İmamoğlu, bazı belediye çalışanlarının kendi özel araçlarını belediyeye kiraladıklarına yönelik iddialara da açıklık getirerek “Bana ulaşmış bir tespit yok. Belediyenin öyle bir ortamı da olamaz. Çünkü belediye, bunları ihaleyle alıyor. Belediye, şahıslardan araç kiralayamaz. Bu iddiaların kaynağı nedir, bilemiyorum. Bana ulaşmış öyle bir ihbar yok” dedi.
“Araçlar şirketler tarafından Yenikapı’dan alınacak”

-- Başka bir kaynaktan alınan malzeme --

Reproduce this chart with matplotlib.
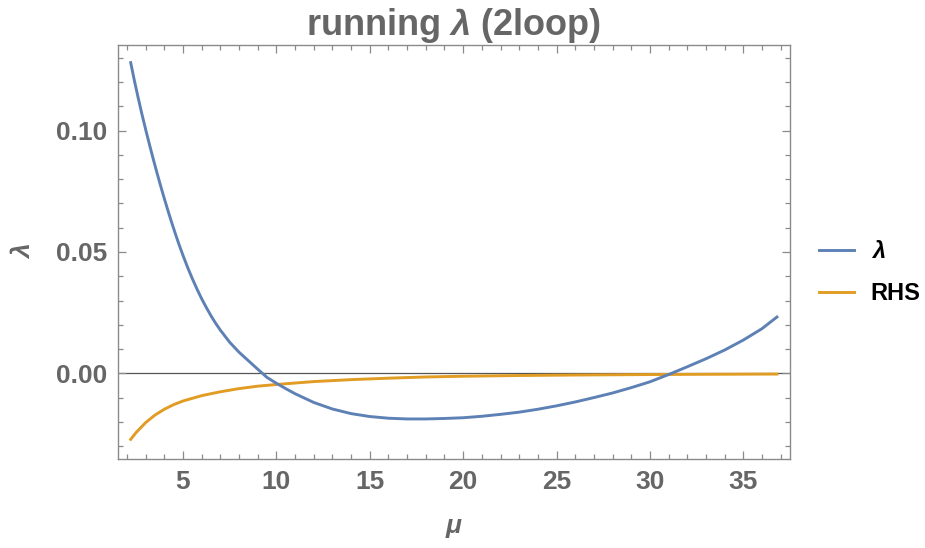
import matplotlib
matplotlib.use("Agg")
import matplotlib.pyplot as plt
from matplotlib.ticker import MultipleLocator

# Running quartic coupling lambda(mu) at two loops
mu_lam = [2.2, 2.4, 2.6, 2.8, 3.0, 3.2, 3.4, 3.6, 3.8, 4.0, 4.2, 4.4, 4.6, 4.8,
          5.0, 5.25, 5.5, 5.75, 6.0, 6.25, 6.5, 6.75, 7.0, 7.5, 8.0, 8.5, 9.0,
          9.5, 10.0, 10.5, 11.0, 12.0, 13.0, 14.0, 15.0, 16.0, 17.0, 18.0, 19.0,
          20.0, 21.0, 22.0, 23.0, 24.0, 25.0, 26.0, 27.0, 28.0, 29.0, 30.0,
          31.0, 32.0, 33.0, 34.0, 35.0, 36.0, 36.8]
lam = [0.1280, 0.1205, 0.1135, 0.1068, 0.1005, 0.0944, 0.0885, 0.0828, 0.0773,
       0.0720, 0.0669, 0.0620, 0.0573, 0.0528, 0.0486, 0.0436, 0.0390, 0.0347,
       0.0307, 0.0271, 0.0237, 0.0206, 0.0178, 0.0128, 0.0087, 0.0052, 0.0017,
       -0.0017, -0.0041, -0.0063, -0.0084, -0.0120, -0.0147, -0.0166, -0.0178,
       -0.0185, -0.0188, -0.0188, -0.0186, -0.0183, -0.0177, -0.0169, -0.0160,
       -0.0148, -0.0134, -0.0118, -0.0100, -0.0081, -0.0059, -0.0035, -0.0005,
       0.0027, 0.0060, 0.0096, 0.0137, 0.0184, 0.0232]

# Right-hand side of the condition
mu_rhs = [2.2, 2.5, 3.0, 3.5, 4.0, 4.5, 5.0, 6.0, 7.0, 8.0, 9.0, 10.0, 12.0,
          14.0, 16.0, 18.0, 20.0, 23.0, 26.0, 30.0, 33.0, 36.8]
rhs = [-0.0272, -0.0243, -0.0203, -0.0172, -0.0148, -0.0129, -0.0114, -0.0092,
       -0.0076, -0.0063, -0.0053, -0.0046, -0.0034, -0.0026, -0.0020, -0.0015,
       -0.0012, -0.0009, -0.0007, -0.0005, -0.0004, -0.0003]

x_ticks = [5, 10, 15, 20, 25, 30, 35]
y_ticks = [0.00, 0.05, 0.10]
y_tick_labels = ["0.00", "0.05", "0.10"]

BLUE = "#5E81B5"
ORANGE = "#E19C24"
LABEL_GRAY = "#666666"
FRAME_GRAY = "#8a8a8a"

plt.rcParams["font.family"] = ["Liberation Sans", "DejaVu Sans"]
plt.rcParams["mathtext.fontset"] = "custom"
plt.rcParams["mathtext.rm"] = "Liberation Sans"
plt.rcParams["mathtext.bf"] = "Liberation Sans:bold"
plt.rcParams["mathtext.bfit"] = "Liberation Sans:bold:italic"

fig = plt.figure(figsize=(9.25, 5.48), dpi=100)
ax = fig.add_axes([118 / 925, 1 - 459 / 548, (790 - 118) / 925, (459 - 44.7) / 548])

ax.axhline(0, color="#555555", lw=0.9, zorder=1)
ax.plot(mu_lam, lam, color=BLUE, lw=2.1, label="$\\mathbfit{\\lambda}$", zorder=3)
ax.plot(mu_rhs, rhs, color=ORANGE, lw=2.1, label="RHS", zorder=2)

ax.set_xlim(1.52, 37.5)
ax.set_ylim(-0.0353, 0.1354)

ax.set_xticks(x_ticks)
ax.set_xticklabels([str(t) for t in x_ticks])
ax.set_yticks(y_ticks)
ax.set_yticklabels(y_tick_labels)
ax.xaxis.set_minor_locator(MultipleLocator(1))
ax.yaxis.set_minor_locator(MultipleLocator(0.01))

for spine in ax.spines.values():
    spine.set_color(FRAME_GRAY)
    spine.set_linewidth(1.0)

ax.tick_params(which="both", direction="in", top=True, right=True,
               color=FRAME_GRAY, width=0.9)
ax.tick_params(which="major", length=6)
ax.tick_params(which="minor", length=3.5)
ax.tick_params(which="major", labelsize=19, labelcolor=LABEL_GRAY, pad=8)
for lbl in ax.get_xticklabels() + ax.get_yticklabels():
    lbl.set_fontweight("bold")

ax.set_title("running $\\mathbfit{\\lambda}$ (2loop)", fontsize=26, fontweight="bold",
             color=LABEL_GRAY, pad=5)
ax.set_xlabel("μ", fontsize=19, fontweight="bold", style="italic",
              color=LABEL_GRAY, labelpad=14)
ax.set_ylabel("λ", fontsize=19, fontweight="bold", style="italic",
              color=LABEL_GRAY, labelpad=14)

leg = ax.legend(loc="center left", bbox_to_anchor=(1.043, 0.45), frameon=False,
                borderpad=0, borderaxespad=0,
                handlelength=1.5, handletextpad=0.7, labelspacing=0.8,
                prop={"weight": "bold", "size": 17})

fig.savefig("out.png", dpi=100)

Yenikapı’daki araçları almaları için ilgili şirket ile bağlantıya geçileceğini belirten İmamoğlu “Yarından itibaren başlanır. Bugün bile başlanabilir. Ben zaten söyledim. Derhal, hemen en hızlı şekilde alsınlar arabalarını. Çekecek parkları var mıdır, bilmiyorum” diye konuştu.
Yakıt masrafları
Yakıt masrafları hakkında da İmamoğlu “Onu da takip ediyoruz, soruşturuyoruz. O, özel bir durum ama bu araçların yakıt sistemleri de var. Onun için, bir israfı açıklarken, tümüyle açıklanacak. Hem araç yakım bedeli hem de onun yıllık bedeli şeklinde açıklanacak. Bütün bu araçların, belediyemizin anlaşmalı istasyonlarından yakıt alma hakkı var. Böyle de bir acı durum var. Tümüyle bunların hepsi sorgulanacak. İsrafın bedeli, bütüncül olarak sizinle paylaşılacak arkadaşlarımca” dedi.
“Kemerburgaz Kent Ormanı 29 Ekim’e yetişecek”

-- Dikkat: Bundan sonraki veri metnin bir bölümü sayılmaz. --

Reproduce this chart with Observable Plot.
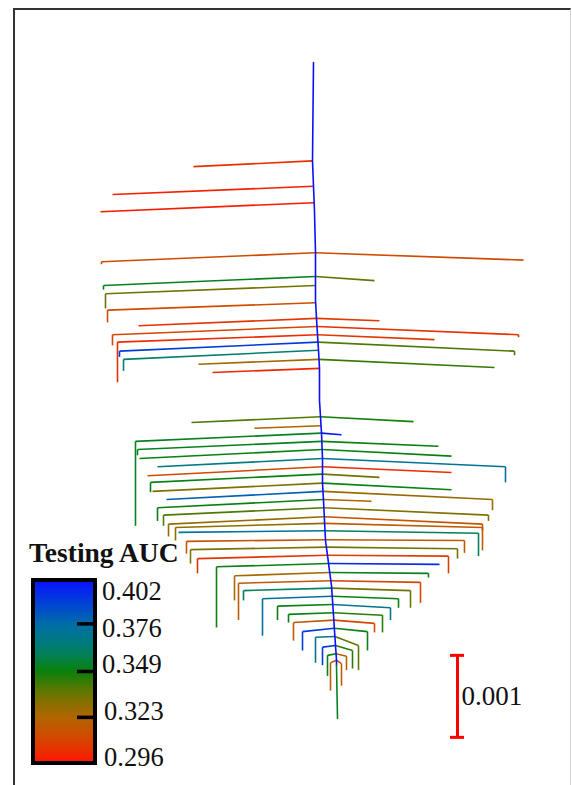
<!DOCTYPE html>
<html><head><meta charset="utf-8">
<script src="https://cdn.jsdelivr.net/npm/d3@7"></script>
<script src="https://cdn.jsdelivr.net/npm/@observablehq/plot@0.6"></script>
<style>
html,body{margin:0;padding:0;background:#fff;}
#chart{position:relative;width:572px;height:785px;overflow:hidden;}
#frame{position:absolute;left:13px;top:8px;width:558px;height:800px;border-left:2px solid #333;border-top:2px solid #333;border-right:1px solid #d4d4d4;box-sizing:border-box;pointer-events:none;}
</style></head><body>
<div id="chart"><div id="frame"></div></div>
<script>
// Depth of every node is the loss drop in units of 1e-4; x is the tree layout position.
const DEPTH_UNIT = 1e-4;

// Main trunk (best path)
const stemX     = [313, 312, 313, 314, 315, 315, 316, 317, 318, 319, 319, 320, 321, 322, 322, 323, 324, 325, 327, 329, 331, 332, 333, 334, 335, 336, 336];
const stemDepth = [0, 12.0, 15.1, 18.2, 23.2, 29.0, 31.2, 33.2, 35.1, 37.3, 41.2, 43.2, 45.2, 48.3, 51.3, 53.4, 55.9, 58.3, 60.1, 62.0, 63.8, 65.6, 67.4, 69.3, 71.1, 72.9, 73.5];
const stemAUC = 0.402;
const tailX = [336, 337];
const tailDepth = [73.5, 80.0];
const tailAUC = 0.352;

// Side branches: depth where they leave the trunk, end x, end depth, depth of the descending leaf, testing AUC
const branchFrom = [
  12.0, 15.1, 17.1, 23.2, 23.2, 26.1, 26.1, 27.2, 29.3, 31.2, 31.2, 32.2, 32.2, 33.2, 33.2, 34.1, 34.1, 35.1, 36.2, 36.2, 37.3,
  43.2, 43.2, 44.3, 45.2, 45.2, 46.2, 46.2, 47.2, 47.2, 48.3, 48.3, 49.3, 49.3, 50.2, 50.2, 51.3, 51.3, 52.3, 52.3, 53.3, 53.3, 54.3, 54.3, 55.4, 55.4,
  56.2, 56.2, 57.1, 57.1, 58.2, 58.2, 59.1, 59.1, 60.1, 60.1, 61.1, 61.1, 62.2, 62.2, 63.2, 63.2, 64.1, 64.1, 65.1, 65.1,
  66.1, 66.1, 67.1, 67.1, 68.0, 68.0, 69.0, 69.0, 70.0, 70.0, 71.1, 71.1, 72.1, 72.1, 72.9, 72.9
];
const branchEndX = [
  193, 112, 100, 101, 523, 103, 374, 105, 107, 138, 379, 112, 518, 117, 434, 119, 514, 123, 198, 494, 212,
  191, 413, 254, 341, 135, 137, 438, 139, 451, 157, 505, 147, 451, 150, 379, 152, 451, 166, 492, 157, 371, 163, 488, 168, 482,
  175, 482, 178, 478, 186, 464, 190, 457, 197, 448, 216, 439, 234, 428, 238, 420, 243, 410, 262, 398,
  277, 390, 288, 382, 293, 374, 302, 367, 315, 358, 322, 352, 327, 346, 330, 341
];
const branchTo = [
  12.7, 16.1, 18.2, 24.3, 24.1, 27.2, 26.6, 28.2, 30.2, 32.1, 31.5, 33.2, 33.2, 34.1, 33.8, 35.2, 35.2, 36.2, 36.8, 37.2, 37.8,
  43.9, 43.8, 44.6, 45.4, 46.2, 47.2, 46.8, 48.3, 48.0, 49.3, 49.3, 50.4, 50.0, 51.2, 50.6, 52.3, 52.1, 53.3, 53.3, 54.3, 53.5, 55.2, 55.2, 56.3, 56.3,
  56.7, 56.7, 57.3, 57.4, 58.4, 58.3, 59.4, 59.3, 60.5, 60.2, 61.5, 61.2, 62.6, 62.3, 63.5, 63.4, 64.4, 64.4, 65.4, 65.4,
  66.3, 66.5, 67.3, 67.4, 68.3, 68.4, 69.4, 69.4, 70.1, 71.1, 71.3, 71.7, 72.3, 72.4, 73.2, 73.3
];
const branchDrop = [
  12.7, 16.1, 18.2, 24.6, 24.1, 27.7, 26.6, 30.0, 31.7, 32.1, 31.5, 34.5, 33.5, 39.0, 33.8, 35.9, 35.7, 37.6, 36.8, 37.2, 37.8,
  43.9, 43.8, 44.6, 45.4, 56.5, 47.9, 46.8, 48.3, 48.0, 49.3, 51.2, 50.4, 50.0, 52.4, 50.6, 52.3, 52.1, 53.3, 54.6, 55.9, 53.5, 56.5, 55.9, 57.8, 57.1,
  58.3, 59.5, 57.3, 60.2, 59.9, 59.8, 61.1, 60.5, 62.3, 62.3, 68.9, 61.2, 65.6, 62.8, 68.0, 65.9, 65.6, 66.5, 69.9, 66.5,
  68.0, 68.0, 68.3, 69.5, 70.5, 69.5, 71.7, 71.7, 73.2, 74.1, 73.5, 73.9, 74.8, 74.1, 76.6, 76.0
];
const branchAUC = [
  0.303, 0.299, 0.298, 0.312, 0.312, 0.352, 0.338, 0.335, 0.313, 0.305, 0.306, 0.310, 0.304, 0.302, 0.306, 0.390, 0.340, 0.362, 0.326, 0.343, 0.301,
  0.340, 0.348, 0.322, 0.400, 0.352, 0.352, 0.350, 0.350, 0.350, 0.366, 0.372, 0.312, 0.302, 0.350, 0.335, 0.333, 0.350, 0.380, 0.328, 0.350, 0.322, 0.340, 0.332, 0.328, 0.315,
  0.330, 0.318, 0.372, 0.360, 0.315, 0.318, 0.333, 0.335, 0.305, 0.308, 0.350, 0.395, 0.325, 0.352, 0.318, 0.310, 0.360, 0.335, 0.375, 0.350,
  0.350, 0.370, 0.350, 0.345, 0.318, 0.310, 0.390, 0.350, 0.370, 0.338, 0.390, 0.345, 0.350, 0.320, 0.320, 0.318
];

// Colour map for testing AUC
const aucStops  = [0.296, 0.309, 0.323, 0.336, 0.349, 0.362, 0.376, 0.389, 0.402];
const aucColors = ["#ff1400", "#d84400", "#b06600", "#6c7600", "#0a800a", "#00806e", "#006ea6", "#0040d8", "#0a10ff"];
const legendTicks = [0.376, 0.349, 0.323];
const legendEnds = [0.402, 0.296];

// Scale bar
const scaleBarValue = 0.001;
const scaleBarTop = 72.3;
const scaleBarX = 457;

const trunkAt = d3.scaleLinear().domain(stemDepth).range(stemX);
const stem = stemDepth.map((d, i) => ({x: stemX[i], d, auc: stemAUC, g: "stem"}))
  .concat(tailDepth.map((d, i) => ({x: tailX[i], d, auc: tailAUC, g: "tail"})));
const branches = branchFrom.map((d, i) => ({
  x0: trunkAt(d), d0: d, x1: branchEndX[i], d1: branchTo[i], d2: branchDrop[i], auc: branchAUC[i]
}));
const barLen = scaleBarValue / DEPTH_UNIT;
const bar = [{x: scaleBarX, top: scaleBarTop, bottom: scaleBarTop + barLen}];

const serif = "'Liberation Serif', 'Times New Roman', serif";

const plot = Plot.plot({
  width: 572,
  height: 785,
  margin: 0,
  x: {domain: [0, 572], range: [0, 572], axis: null},
  y: {domain: [0, 80], range: [62, 718], axis: null},
  color: {type: "linear", domain: aucStops, range: aucColors, interpolate: "rgb"},
  marks: [
    Plot.link(branches, {x1: "x1", y1: "d1", x2: "x1", y2: "d2", stroke: "auc", strokeWidth: 1.6}),
    Plot.link(branches, {x1: "x0", y1: "d0", x2: "x1", y2: "d1", stroke: "auc", strokeWidth: 1.6}),
    Plot.line(stem, {x: "x", y: "d", z: "g", stroke: "auc", strokeWidth: 1.6}),
    Plot.ruleX(bar, {x: "x", y1: "top", y2: "bottom", stroke: "#ff0000", strokeWidth: 3}),
    Plot.ruleY(bar, {y: "top", x1: d => d.x - 7, x2: d => d.x + 7, stroke: "#ff0000", strokeWidth: 3}),
    Plot.ruleY(bar, {y: "bottom", x1: d => d.x - 7, x2: d => d.x + 7, stroke: "#ff0000", strokeWidth: 3}),
    Plot.text(bar, {x: d => d.x + 4, y: d => (d.top + d.bottom) / 2, text: () => String(scaleBarValue),
      textAnchor: "start", fontSize: 27, fontFamily: serif, fill: "#111"})
  ]
});
plot.style.background = "transparent";
document.getElementById("chart").prepend(plot);

// Vertical colour bar legend
const svg = d3.select(plot);
const col = d3.scaleLinear().domain(aucStops).range(aucColors).interpolate(d3.interpolateRgb);
const barTop = 578, barBottom = 765, barLeft = 31, barRight = 97;
const legY = d3.scaleLinear().domain([legendEnds[1], legendEnds[0]]).range([barBottom, barTop]);
const grad = svg.append("defs").append("linearGradient")
  .attr("id", "aucGrad").attr("x1", 0).attr("y1", 1).attr("x2", 0).attr("y2", 0);
d3.range(0, 1.0001, 0.05).forEach(t => {
  const v = legendEnds[1] + t * (legendEnds[0] - legendEnds[1]);
  grad.append("stop").attr("offset", t).attr("stop-color", col(v));
});
const leg = svg.append("g").attr("text-anchor", "start");
leg.append("text").attr("x", 29).attr("y", 562)
  .attr("font-family", serif).attr("font-weight", "bold").attr("font-size", 27.5).attr("fill", "#111")
  .text("Testing AUC");
leg.append("rect").attr("x", barLeft + 2).attr("y", barTop + 2)
  .attr("width", barRight - barLeft - 4).attr("height", barBottom - barTop - 4)
  .attr("fill", "url(#aucGrad)").attr("stroke", "#000").attr("stroke-width", 4);
leg.selectAll("line.tick").data(legendTicks).join("line")
  .attr("x1", 77).attr("x2", 95).attr("y1", d => legY(d)).attr("y2", d => legY(d))
  .attr("stroke", "#000").attr("stroke-width", 3.5);
const labelY = {0.402: 591, 0.376: 628, 0.349: 664, 0.323: 711, 0.296: 757};
const labelX = {0.402: 102, 0.376: 102, 0.349: 102, 0.323: 104, 0.296: 104};
leg.selectAll("text.lab").data([legendEnds[0], ...legendTicks, legendEnds[1]]).join("text")
  .attr("x", d => labelX[d]).attr("y", d => labelY[d]).attr("dy", "0.35em")
  .attr("font-family", serif).attr("font-size", 26.5).attr("fill", "#111")
  .text(d => d.toFixed(3));
</script>
</body></html>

İnceleme yaptığı Kemerburgaz Kent Ormanı’nın hala hizmete açılmamış olmasını eleştiren İmamoğlu şöyle devam etti.
— Bu park niye hizmete açılmamış niye? Ne olabilir, şu an ben kendimi üzgün hissettim. Onun için 1.5 ayda burada çalışma arkadaşlarım diyor ben demiyorum. 29 Ekim’e ulaştıralım. Çalışanlar dert ediyor ama yönetenler dert etmemiş. Böyle bir nimeti, 16 milyon insanla ben niye paylaşmayacağım?
— Çok etkilendim bölgeden. Çünkü 5,5 milyon metrekareden bahsediyoruz. Burası, yılların ormanı. İçinde barajımız var, baraj gölümüz var. Etrafında muazzam bir peyzaj var. Bir kısım yatırım yapılmış ama kalmış. Burayı çok hızlı İstanbulluya açmak istiyoruz. 29 Ekim’de, Cumhuriyet Bayramı’yla beraber, burayı halka açacağız. İstanbulluların, Belgrad Ormanı’ndan sonra yürüyüş parkurlarının olduğu bir parka kavuşacağız.
— İstanbul’un başka noktalarıyla ilgili de arkadaşlarım çok değerli bir adım atmışlar. Tümüyle envanterini çıkarıp, insanların doğal şekliyle kullanabileceği, doğasını asla bozmadan hem kullanabileceği hem de koruma görevini yerine getirebileceği neler var, nereleri var, İBB’nin kontrolünde ama henüz kullanılmamış neler var, bunları hep analiz ediyoruz. İstanbul’un bütüncül bir envanterini çıkartmak diyebiliriz buna.
— Araç tasarrufu ile İstanbul’umuzu, yıllık 50 milyon liralık bir yükten kurtaracağız. Düşünsenize, o parayla şu parkı, topluma açabiliyorsunuz. Çok hesap yapmadan söylüyorum. Aslında her tasarruf kaleminin, israfı engellemenin İstanbulluya kazandıracağı muazzam şeyler var. Yaptığımız şey bu.
— Elbette, sorgulanacak ve soruşturulacak bir şey varsa, onu devam ettireceğiz, o ayrı. Ama şu an itibariyle o gündemi kafamızdan sildik. Yaptık, geri vereceğiz. Bunu, üzülerek yapıyoruz, keyif alarak değil. 5 yılla çarptığınızda, 250 milyon lirası heba olmuşsa İstanbul’un, bu parayla neler kazandırabilirdik bu kente. Benin anlatmak istediğim bu manzara.